Nate huffed softly, not defensive, not surprised. Just… rueful.

He reached for her then. Not like he was trying to fix anything, just his arm sliding around her shoulders and drawing her into his side. It wasn’t a grand gesture. It was a here’s-the-exit-if-you-need-it move. A you don’t have to stand alone one.

And god, she needed that more than she wanted to admit. Just to know he had her back.

“I thought…” He paused, choosing his words with care.

“I thought bringing you here would feel grounding. Quiet. Like somewhere solid to land while everything else is on fire.” His thumb brushed once against her arm, absent, thoughtful.

“I didn’t think about how much pressure lives in this house.

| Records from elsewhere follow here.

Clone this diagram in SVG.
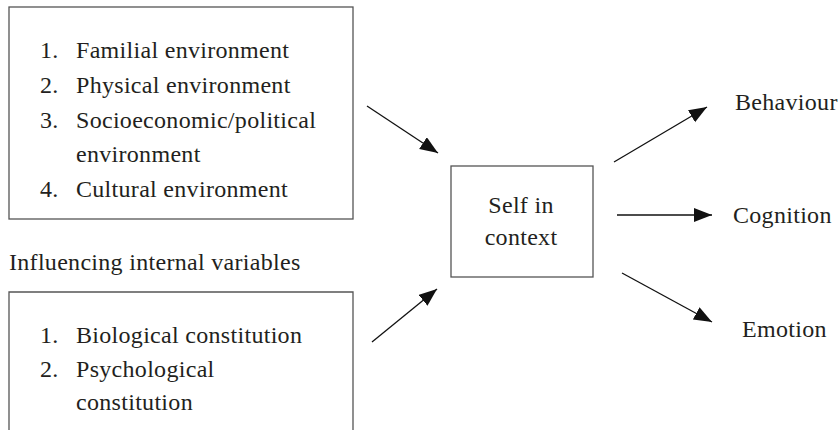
<svg xmlns="http://www.w3.org/2000/svg" width="839" height="430" viewBox="0 0 839 430">
<style>
text{font-family:"Liberation Serif","Times New Roman",serif;font-size:24px;letter-spacing:0.3px;fill:#231f20}
.box{fill:#fff;stroke:#555;stroke-width:1.3}
.arr{stroke:#111;stroke-width:1.3;fill:none;marker-end:url(#ah)}
</style>
<defs>
<marker id="ah" markerUnits="userSpaceOnUse" markerWidth="20" markerHeight="15" refX="18" refY="7" orient="auto">
<path d="M0,0 L18,7 L0,14 z" fill="#111"/>
</marker>
</defs>
<rect width="839" height="430" fill="#fff"/>
<g id="external">
<rect class="box" x="9" y="7" width="344" height="212"/>
<text x="40" y="58">1.</text><text x="76" y="58">Familial environment</text>
<text x="40" y="93">2.</text><text x="76" y="93">Physical environment</text>
<text x="40" y="128">3.</text><text x="76" y="128">Socioeconomic/political</text>
<text x="76" y="162">environment</text>
<text x="40" y="197">4.</text><text x="76" y="197">Cultural environment</text>
</g>
<g id="internal-label">
<text x="9" y="270">Influencing internal variables</text>
</g>
<g id="internal">
<path class="box" d="M9,432 V292 H353 V432"/>
<text x="40" y="343">1.</text><text x="76" y="343">Biological constitution</text>
<text x="40" y="377">2.</text><text x="76" y="377">Psychological</text>
<text x="76" y="410">constitution</text>
</g>
<g id="self">
<rect class="box" x="451" y="166" width="142" height="111"/>
<text x="521" y="213" text-anchor="middle">Self in</text>
<text x="521" y="245" text-anchor="middle">context</text>
</g>
<g id="behaviour"><text x="735" y="110">Behaviour</text></g>
<g id="cognition"><text x="733" y="223">Cognition</text></g>
<g id="emotion"><text x="742" y="337">Emotion</text></g>
<g id="connectors">
<line class="arr" x1="367" y1="106" x2="438" y2="153"/>
<line class="arr" x1="372" y1="342" x2="437" y2="289"/>
<line class="arr" x1="614" y1="162" x2="707" y2="107"/>
<line class="arr" x1="617" y1="215" x2="712" y2="215"/>
<line class="arr" x1="622" y1="273" x2="712" y2="322"/>
</g>
</svg>
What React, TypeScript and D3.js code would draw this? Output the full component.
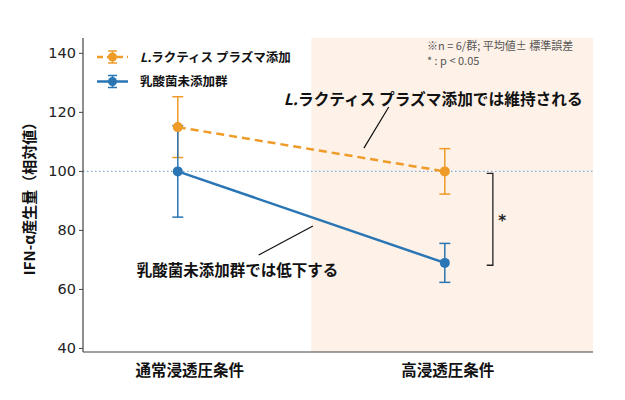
import React from 'react'
import * as d3 from 'd3'

const categories = ['通常浸透圧条件', '高浸透圧条件']
const plasmaMean = [115, 100]
const plasmaErr = [10.3, 7.7]
const controlMean = [100, 69]
const controlErr = [15.5, 6.6]
const yTicks = [40, 60, 80, 100, 120, 140]

const seriesNames = ['L.ラクティス プラズマ添加', '乳酸菌未添加群']
const noteLines = ['※n = 6/群; 平均値± 標準誤差', '* : p < 0.05']
const annoPlasma = 'ラクティス プラズマ添加では維持される'
const annoControl = '乳酸菌未添加群では低下する'

const ORANGE = '#EE9B28'
const BLUE = '#2A76B4'
const SHADE = '#FDF1E8'
const JP = "'Noto Sans CJK JP', 'Noto Sans', sans-serif"
const NUM = "'DejaVu Sans', sans-serif"

const W = 625
const H = 400
const plot = { left: 83, right: 593, top: 38, bottom: 352 }

export default function App() {
  const x = d3.scaleLinear().domain([-0.355, 1.555]).range([plot.left, plot.right])
  const y = d3.scaleLinear().domain([38.8, 145.2]).range([plot.bottom, plot.top])
  const line = d3.line<number>().x((_, i) => x(i)).y(d => y(d))

  const errBars = (means: number[], errs: number[], color: string) =>
    means.map((m, i) => {
      const cx = x(i)
      const y0 = y(m - errs[i])
      const y1 = y(m + errs[i])
      return (
        <g key={i} stroke={color} strokeWidth={1.5}>
          <line x1={cx} x2={cx} y1={y0} y2={y1} />
          <line x1={cx - 5.5} x2={cx + 5.5} y1={y0} y2={y0} />
          <line x1={cx - 5.5} x2={cx + 5.5} y1={y1} y2={y1} />
        </g>
      )
    })

  const legendHandle = (cy: number, color: string, dashed: boolean) => (
    <g>
      <line x1={97} x2={128} y1={cy} y2={cy} stroke={color} strokeWidth={2.5}
        strokeDasharray={dashed ? '6,4' : undefined} />
      <g stroke={color} strokeWidth={1.5}>
        <line x1={112.5} x2={112.5} y1={cy - 6} y2={cy + 6} />
        <line x1={108} x2={117} y1={cy - 6} y2={cy - 6} />
        <line x1={108} x2={117} y1={cy + 6} y2={cy + 6} />
      </g>
      <circle cx={112.5} cy={cy} r={4.5} fill={color} />
    </g>
  )

  return (
    <svg width={W} height={H} style={{ position: 'absolute', left: 0, top: 0, background: '#fff' }}>
      {/* shaded high-osmotic region */}
      <rect x={x(0.5)} y={plot.top} width={plot.right - x(0.5)} height={plot.bottom - plot.top} fill={SHADE} />

      {/* reference line at 100 */}
      <line x1={plot.left} x2={plot.right} y1={y(100)} y2={y(100)} stroke="#7FAED6" strokeWidth={1.1} strokeDasharray="1.5,2.5" />

      {/* series */}
      <path d={line(plasmaMean) || ''} fill="none" stroke={ORANGE} strokeWidth={2.5} strokeDasharray="8,5" />
      <path d={line(controlMean) || ''} fill="none" stroke={BLUE} strokeWidth={2.5} />
      {errBars(plasmaMean, plasmaErr, ORANGE)}
      {errBars(controlMean, controlErr, BLUE)}
      {plasmaMean.map((m, i) => <circle key={'p' + i} cx={x(i)} cy={y(m)} r={5} fill={ORANGE} />)}
      {controlMean.map((m, i) => <circle key={'c' + i} cx={x(i)} cy={y(m)} r={5} fill={BLUE} />)}

      {/* significance bracket */}
      <path d={`M${x(1.157)},${y(99.3)}H${x(1.18)}V${y(68.2)}H${x(1.157)}`} fill="none" stroke="#222" strokeWidth={1.3} />
      <text x={x(1.215)} y={y(84) + 7} fontFamily={NUM} fontSize={15} fontWeight="bold" textAnchor="middle" fill="#222">*</text>

      {/* annotations */}
      <line x1={x(0.697)} y1={y(107.9)} x2={x(0.79)} y2={y(121.8)} stroke="#111" strokeWidth={1.2} />
      <text x={x(0.397)} y={y(122.6)} fontFamily={JP} fontSize={15.7} fontWeight="bold" fill="#111">
        <tspan fontStyle="italic">L.</tspan>{annoPlasma}
      </text>
      <line x1={x(0.303)} y1={y(71.7)} x2={x(0.506)} y2={y(81.5)} stroke="#111" strokeWidth={1.2} />
      <text x={x(-0.154)} y={y(64.6)} fontFamily={JP} fontSize={15.5} fontWeight="bold" fill="#111">{annoControl}</text>

      {/* note */}
      {noteLines.map((t, i) => (
        <text key={i} x={427} y={50 + i * 15} fontFamily={JP} fontSize={11} fill="#555">{t}</text>
      ))}

      {/* legend */}
      {legendHandle(57, ORANGE, true)}
      <text x={140} y={62} fontFamily={JP} fontSize={12.5} fontWeight="bold" fill="#111">
        <tspan fontStyle="italic">L.</tspan>{seriesNames[0].slice(2)}
      </text>
      {legendHandle(81.5, BLUE, false)}
      <text x={140} y={86} fontFamily={JP} fontSize={12.5} fontWeight="bold" fill="#111">{seriesNames[1]}</text>

      {/* axes */}
      <line x1={plot.left} x2={plot.left} y1={plot.top} y2={plot.bottom} stroke="#444" strokeWidth={1.2} />
      <line x1={plot.left} x2={plot.right} y1={plot.bottom} y2={plot.bottom} stroke="#444" strokeWidth={1.2} />
      {yTicks.map(t => (
        <g key={t}>
          <line x1={plot.left - 4} x2={plot.left} y1={y(t)} y2={y(t)} stroke="#444" strokeWidth={1} />
          <text x={plot.left - 7} y={y(t) + 5} textAnchor="end" fontFamily={NUM} fontSize={14.5} fill="#222">{t}</text>
        </g>
      ))}
      {categories.map((c, i) => (
        <text key={c} x={x(i)} dx={i === 0 ? 12 : 3} y={376} textAnchor="middle" fontFamily={JP} fontSize={15.5} fontWeight="bold" fill="#111">{c}</text>
      ))}
      <text transform={`translate(35,${(plot.top + plot.bottom) / 2}) rotate(-90)`} textAnchor="middle"
        fontFamily={JP} fontSize={15} fontWeight="bold" fill="#111">IFN-α産生量（相対値）</text>
    </svg>
  )
}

Or how sharp it can be if you didn’t grow up learning how to dodge it. ”

She leaned into him, cheek pressing against the front of his coat, letting herself rest there.

“I didn’t bring you here to test you,” he promised, immediately wrapping his arm around her as though it was as natural as breathing. “Or to see if you’d fit.”

He paused, jaw tightening just enough to give him away. “I brought you here because… this is part of my life. My family. And I wanted you in it.”

He took a deep breath, then sighed. “But I should’ve thought harder about what that’d be like for you. About what I was asking you to walk into. I’m so sorry if I made this all heavier than it needed to be, Holly.”

His thumb brushed her shoulder, a grounding touch.

“I guess I’ve always believed that if someone matters, you don’t hide the hard parts.

You let them see where you come from. Who you come from.

” A faint huff of self-awareness. “Turns out that’s not the same thing as making it easy,” he admits sheepishly.

“I don’t regret you meeting them,” he added quietly.

“I just… wish I’d been better at protecting you when you did. ”

The thought had been sitting there all evening, small and sharp and refusing to be ignored.

Holly had danced through judgment before.

Judges, producers, tabloids… she knew how to survive being evaluated.

But this wasn’t about technique or talent or how well she filled a frame.

This was about lineage. Legacy. The unspoken rules of a life she hadn’t grown up in and didn’t know how to perform without feeling like she was borrowing someone else’s skin.

Sitting in his family’s garden, wrapped in borrowed warmth, she felt the old fear surface.

That loving someone like Nate might mean stepping into a future already outlined in crystal glass and heavy expectations, where she was welcome only temporarily.

Not the woman who stayed, just the one who came before.

The rehearsal. The girl you loved until you chose the one who made sense.

And that was when the truth pressed into her hard enough to make her speak.

“I can’t tell if I’m in your story,” she whispered, the truth slipping out before she could stop it, “or just the prequel your mother plans to forget.”

Nate’s hand tightened on her arm, enough to say stay. He didn’t answer right away, like he was making sure whatever he said wouldn’t crack under the pressure of what was hanging between them.

“You’re in mine,” he said finally. “And you’re the only part that matters, Holly.” He hesitated, jaw flexing. “I don’t always know how to make space for that yet. But I’m trying.”

The admission settled between them, unfinished and imperfect, but real.

Holly leaned into his side, the cocoa warm in her hands, his shoulder solid beneath her cheek.

The cold stayed sharp around them, and the house loomed behind them like a final boss they weren’t ready to battle yet.

But here, on this bench, she let herself rest in the dangerous hope that love didn’t have to be loud to be serious, and that not every future revealed itself all at once.

Above them, the stars blinked on and off, distant and indifferent, witnesses to promises people didn’t always know they were making. Holly closed her eyes and breathed Nate in, choosing to stay here in the moment with him instead of racing ahead to everything it might cost later.

It wasn’t fixed. It sure as hell wasn’t certain. But for tonight, it was honest.

And that felt like enough to carry with her into whatever came next.